First-time claims for unemployment benefits increased roughly in line with economist estimates in the week ended April 18th, according to a report released by the Labor Department on Thursday, with the report also showing another record number of continuing claims.

The report showed that initial jobless claims rose to 640,000 from the previous week's revised figure of 613,000. Economists had expected jobless claims to rise to 639,000 from the 610,000 originally reported for the previous week.

With the increase, jobless claims moved back to the upside after showing a notable decline in the previous week that was likely influenced by the Easter holiday.

Peter Boockvar, equity strategist at Miller Tabak, noted, The Labor Department said there were no special factors in this week's data, thus for now at least making last week's drop an anomaly.

Nonetheless, the report also showed that the less volatile four-week moving average edged down to 646,750 from the previous week's unrevised average of 651,000.

As mentioned above, however, the Labor Department also said that continuing claims in the week ended April 11th rose to another new record high of 6.137 million from preceding week's revised level of 6.044 million.

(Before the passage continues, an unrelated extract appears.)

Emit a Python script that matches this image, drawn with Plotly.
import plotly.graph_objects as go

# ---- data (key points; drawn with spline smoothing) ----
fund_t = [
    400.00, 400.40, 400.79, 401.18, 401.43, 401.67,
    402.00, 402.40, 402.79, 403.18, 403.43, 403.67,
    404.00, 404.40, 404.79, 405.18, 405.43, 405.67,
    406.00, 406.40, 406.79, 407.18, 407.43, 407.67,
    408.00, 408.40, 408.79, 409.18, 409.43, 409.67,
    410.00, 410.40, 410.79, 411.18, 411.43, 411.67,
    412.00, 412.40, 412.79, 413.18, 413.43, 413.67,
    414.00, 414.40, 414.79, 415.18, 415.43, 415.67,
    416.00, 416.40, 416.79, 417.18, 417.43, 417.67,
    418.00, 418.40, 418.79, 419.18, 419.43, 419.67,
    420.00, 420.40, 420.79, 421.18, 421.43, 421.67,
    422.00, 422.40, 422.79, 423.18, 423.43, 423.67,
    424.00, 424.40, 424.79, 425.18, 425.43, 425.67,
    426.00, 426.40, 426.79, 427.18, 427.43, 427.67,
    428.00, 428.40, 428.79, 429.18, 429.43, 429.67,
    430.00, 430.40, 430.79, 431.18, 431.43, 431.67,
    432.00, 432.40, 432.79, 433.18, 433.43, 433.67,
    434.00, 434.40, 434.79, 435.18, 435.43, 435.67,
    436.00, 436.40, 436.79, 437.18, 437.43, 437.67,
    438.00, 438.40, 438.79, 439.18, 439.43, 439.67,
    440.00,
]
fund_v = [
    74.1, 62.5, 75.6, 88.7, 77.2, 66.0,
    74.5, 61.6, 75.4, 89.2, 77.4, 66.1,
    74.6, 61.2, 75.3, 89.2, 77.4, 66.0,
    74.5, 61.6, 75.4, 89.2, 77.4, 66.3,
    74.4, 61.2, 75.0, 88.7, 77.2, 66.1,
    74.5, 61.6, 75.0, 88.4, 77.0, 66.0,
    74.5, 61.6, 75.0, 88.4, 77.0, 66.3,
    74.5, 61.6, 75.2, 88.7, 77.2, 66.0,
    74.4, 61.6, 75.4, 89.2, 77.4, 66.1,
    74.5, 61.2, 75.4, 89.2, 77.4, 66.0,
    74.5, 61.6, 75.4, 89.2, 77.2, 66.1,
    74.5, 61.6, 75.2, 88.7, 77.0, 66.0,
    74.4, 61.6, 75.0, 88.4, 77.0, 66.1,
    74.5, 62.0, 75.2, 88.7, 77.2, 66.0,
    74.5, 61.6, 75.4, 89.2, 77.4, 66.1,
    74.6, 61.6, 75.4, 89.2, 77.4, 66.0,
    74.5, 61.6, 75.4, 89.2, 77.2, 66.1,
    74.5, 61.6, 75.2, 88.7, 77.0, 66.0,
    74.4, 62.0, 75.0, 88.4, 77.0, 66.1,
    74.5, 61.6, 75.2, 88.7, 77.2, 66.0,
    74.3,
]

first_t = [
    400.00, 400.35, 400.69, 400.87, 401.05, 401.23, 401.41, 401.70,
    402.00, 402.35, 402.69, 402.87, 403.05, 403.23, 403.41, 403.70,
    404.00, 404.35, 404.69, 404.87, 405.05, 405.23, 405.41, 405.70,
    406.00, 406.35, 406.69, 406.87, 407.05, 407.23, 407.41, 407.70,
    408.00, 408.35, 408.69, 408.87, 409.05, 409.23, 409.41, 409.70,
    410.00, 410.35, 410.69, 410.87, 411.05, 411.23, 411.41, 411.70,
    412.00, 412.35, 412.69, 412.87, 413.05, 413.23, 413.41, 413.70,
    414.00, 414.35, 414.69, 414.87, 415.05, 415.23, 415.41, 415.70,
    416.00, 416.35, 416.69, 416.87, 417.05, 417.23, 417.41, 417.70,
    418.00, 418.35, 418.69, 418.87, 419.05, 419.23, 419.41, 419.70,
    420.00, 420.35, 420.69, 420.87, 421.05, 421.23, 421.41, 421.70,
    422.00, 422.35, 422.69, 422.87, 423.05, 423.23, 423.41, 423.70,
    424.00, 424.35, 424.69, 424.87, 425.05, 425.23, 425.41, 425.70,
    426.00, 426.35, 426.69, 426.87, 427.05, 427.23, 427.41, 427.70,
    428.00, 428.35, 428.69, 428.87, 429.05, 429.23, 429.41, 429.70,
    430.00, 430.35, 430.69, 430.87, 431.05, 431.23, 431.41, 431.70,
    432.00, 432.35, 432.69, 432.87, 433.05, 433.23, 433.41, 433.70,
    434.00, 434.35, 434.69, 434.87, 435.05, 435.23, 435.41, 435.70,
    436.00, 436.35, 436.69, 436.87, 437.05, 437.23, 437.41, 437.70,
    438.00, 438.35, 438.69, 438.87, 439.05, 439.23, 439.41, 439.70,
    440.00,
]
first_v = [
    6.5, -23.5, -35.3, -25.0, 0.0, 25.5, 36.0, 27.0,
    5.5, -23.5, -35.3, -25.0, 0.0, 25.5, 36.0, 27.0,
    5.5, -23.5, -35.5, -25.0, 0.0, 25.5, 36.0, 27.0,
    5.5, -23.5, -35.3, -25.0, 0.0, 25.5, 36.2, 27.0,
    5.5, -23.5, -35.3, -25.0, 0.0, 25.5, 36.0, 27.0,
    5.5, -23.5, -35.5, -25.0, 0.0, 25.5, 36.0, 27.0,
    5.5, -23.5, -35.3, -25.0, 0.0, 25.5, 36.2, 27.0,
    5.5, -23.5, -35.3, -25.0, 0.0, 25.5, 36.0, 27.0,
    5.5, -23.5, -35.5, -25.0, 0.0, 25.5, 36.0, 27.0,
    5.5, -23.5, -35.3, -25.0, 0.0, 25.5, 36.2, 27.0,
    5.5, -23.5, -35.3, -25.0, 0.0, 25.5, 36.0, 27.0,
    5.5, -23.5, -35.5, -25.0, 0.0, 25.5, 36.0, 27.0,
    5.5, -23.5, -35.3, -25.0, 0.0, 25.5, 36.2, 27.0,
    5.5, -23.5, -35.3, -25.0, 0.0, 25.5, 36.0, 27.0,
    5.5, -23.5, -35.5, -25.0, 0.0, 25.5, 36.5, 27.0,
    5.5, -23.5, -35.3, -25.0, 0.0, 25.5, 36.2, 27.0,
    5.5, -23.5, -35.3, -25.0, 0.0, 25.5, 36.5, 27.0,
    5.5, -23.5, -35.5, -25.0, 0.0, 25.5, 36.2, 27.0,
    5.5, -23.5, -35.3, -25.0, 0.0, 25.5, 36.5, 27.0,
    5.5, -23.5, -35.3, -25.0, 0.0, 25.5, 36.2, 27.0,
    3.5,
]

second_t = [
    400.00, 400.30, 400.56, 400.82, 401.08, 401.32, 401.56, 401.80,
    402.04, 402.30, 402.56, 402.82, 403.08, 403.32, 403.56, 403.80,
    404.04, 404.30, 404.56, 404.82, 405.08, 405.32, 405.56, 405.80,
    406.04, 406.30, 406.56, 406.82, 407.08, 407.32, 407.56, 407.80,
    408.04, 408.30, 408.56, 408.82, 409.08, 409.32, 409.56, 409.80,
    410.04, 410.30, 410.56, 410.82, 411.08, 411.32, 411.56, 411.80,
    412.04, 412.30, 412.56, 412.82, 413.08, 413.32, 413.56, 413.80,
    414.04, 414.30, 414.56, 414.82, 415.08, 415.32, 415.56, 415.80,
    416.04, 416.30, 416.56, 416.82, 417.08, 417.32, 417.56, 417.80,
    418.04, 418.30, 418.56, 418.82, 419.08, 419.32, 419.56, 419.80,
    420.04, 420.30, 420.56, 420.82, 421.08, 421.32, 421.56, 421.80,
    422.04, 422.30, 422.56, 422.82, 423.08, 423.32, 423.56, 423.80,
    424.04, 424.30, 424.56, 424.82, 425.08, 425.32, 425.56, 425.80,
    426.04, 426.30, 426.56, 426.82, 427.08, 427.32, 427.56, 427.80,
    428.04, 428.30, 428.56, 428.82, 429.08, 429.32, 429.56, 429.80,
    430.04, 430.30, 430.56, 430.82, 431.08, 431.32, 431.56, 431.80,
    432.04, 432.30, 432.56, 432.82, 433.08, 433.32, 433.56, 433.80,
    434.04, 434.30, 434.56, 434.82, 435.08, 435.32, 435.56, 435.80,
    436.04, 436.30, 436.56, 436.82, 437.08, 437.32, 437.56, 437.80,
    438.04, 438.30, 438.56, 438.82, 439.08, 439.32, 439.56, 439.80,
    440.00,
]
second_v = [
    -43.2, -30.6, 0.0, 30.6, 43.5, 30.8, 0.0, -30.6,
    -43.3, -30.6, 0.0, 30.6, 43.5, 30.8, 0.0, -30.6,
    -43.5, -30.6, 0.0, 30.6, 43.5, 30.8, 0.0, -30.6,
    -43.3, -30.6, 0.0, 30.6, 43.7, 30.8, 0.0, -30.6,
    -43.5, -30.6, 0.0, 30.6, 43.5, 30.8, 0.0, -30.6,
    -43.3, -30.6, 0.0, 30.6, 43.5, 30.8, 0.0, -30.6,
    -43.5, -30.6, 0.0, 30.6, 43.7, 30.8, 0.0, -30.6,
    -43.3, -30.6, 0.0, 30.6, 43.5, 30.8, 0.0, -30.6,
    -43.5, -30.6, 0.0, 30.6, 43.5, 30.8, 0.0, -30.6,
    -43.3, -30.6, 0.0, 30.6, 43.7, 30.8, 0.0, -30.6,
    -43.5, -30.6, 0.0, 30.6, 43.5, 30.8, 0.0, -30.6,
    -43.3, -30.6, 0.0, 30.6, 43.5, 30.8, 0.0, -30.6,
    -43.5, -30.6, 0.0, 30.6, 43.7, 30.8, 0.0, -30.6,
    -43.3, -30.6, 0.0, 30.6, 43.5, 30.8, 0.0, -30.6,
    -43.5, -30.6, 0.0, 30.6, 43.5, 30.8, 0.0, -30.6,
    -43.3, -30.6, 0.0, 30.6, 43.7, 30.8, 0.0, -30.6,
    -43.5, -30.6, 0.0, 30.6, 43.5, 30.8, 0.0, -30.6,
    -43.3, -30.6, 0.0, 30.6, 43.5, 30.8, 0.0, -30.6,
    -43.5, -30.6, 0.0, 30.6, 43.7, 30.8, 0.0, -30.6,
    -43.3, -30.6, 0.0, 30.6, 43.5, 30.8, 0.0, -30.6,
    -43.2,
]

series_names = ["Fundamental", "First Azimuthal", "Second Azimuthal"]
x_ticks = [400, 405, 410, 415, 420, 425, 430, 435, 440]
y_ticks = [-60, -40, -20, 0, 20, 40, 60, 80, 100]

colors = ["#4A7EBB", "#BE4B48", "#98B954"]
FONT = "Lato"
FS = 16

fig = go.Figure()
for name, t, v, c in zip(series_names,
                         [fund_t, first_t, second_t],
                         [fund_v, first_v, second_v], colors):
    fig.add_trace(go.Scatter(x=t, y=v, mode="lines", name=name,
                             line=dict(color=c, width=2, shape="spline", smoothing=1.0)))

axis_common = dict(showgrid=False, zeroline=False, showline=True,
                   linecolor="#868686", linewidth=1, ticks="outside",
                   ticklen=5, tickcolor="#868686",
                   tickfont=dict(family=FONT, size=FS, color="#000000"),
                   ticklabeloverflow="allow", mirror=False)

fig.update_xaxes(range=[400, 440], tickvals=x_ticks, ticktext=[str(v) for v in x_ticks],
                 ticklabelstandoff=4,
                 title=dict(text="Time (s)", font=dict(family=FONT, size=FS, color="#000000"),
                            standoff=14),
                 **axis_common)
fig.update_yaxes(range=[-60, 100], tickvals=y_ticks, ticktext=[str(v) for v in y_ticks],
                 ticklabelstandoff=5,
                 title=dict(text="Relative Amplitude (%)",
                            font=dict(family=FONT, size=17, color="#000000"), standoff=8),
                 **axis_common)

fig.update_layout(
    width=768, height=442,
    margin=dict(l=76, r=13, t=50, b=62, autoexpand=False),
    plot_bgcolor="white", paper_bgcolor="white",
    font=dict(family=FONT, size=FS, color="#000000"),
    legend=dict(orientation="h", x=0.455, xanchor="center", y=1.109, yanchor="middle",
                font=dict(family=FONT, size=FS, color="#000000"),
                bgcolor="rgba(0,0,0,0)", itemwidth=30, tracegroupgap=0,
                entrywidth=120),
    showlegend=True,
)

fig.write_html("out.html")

Boockvar said that the continued increase in continuing claims highlights the difficulty people are having in finding new jobs even though the pace of firings has stabilized.

While much of the recent economic data has pointed to at least a slowdown in the pace of contraction in the economy, most of the recent employment data suggests continued weakness in the labor market.

Earlier this month, the Labor Department released a report showing a continued decrease in jobs in the month of March, with non-farm payroll employment falling by 663,000 jobs following an unrevised decrease of 651,000 jobs in February.

With the continued decrease in jobs, the unemployment rate rose to 8.5 percent in March from 8.1 percent in February, in line with expectations. The increase lifted the unemployment rate to its highest level since November of 1983.

The Labor Department noted that the job losses in March were large and widespread across the major industry sectors.

Although employment data is generally seen as a lagging indicator of the strength of the economy, the continued decrease in jobs can still negatively impact consumer confidence.

Subsequently, with people worried about losing their jobs less likely to make discretionary purchases, the perception of a weak labor market can still hurt consumer spending, which accounts for about two-thirds of economic activity.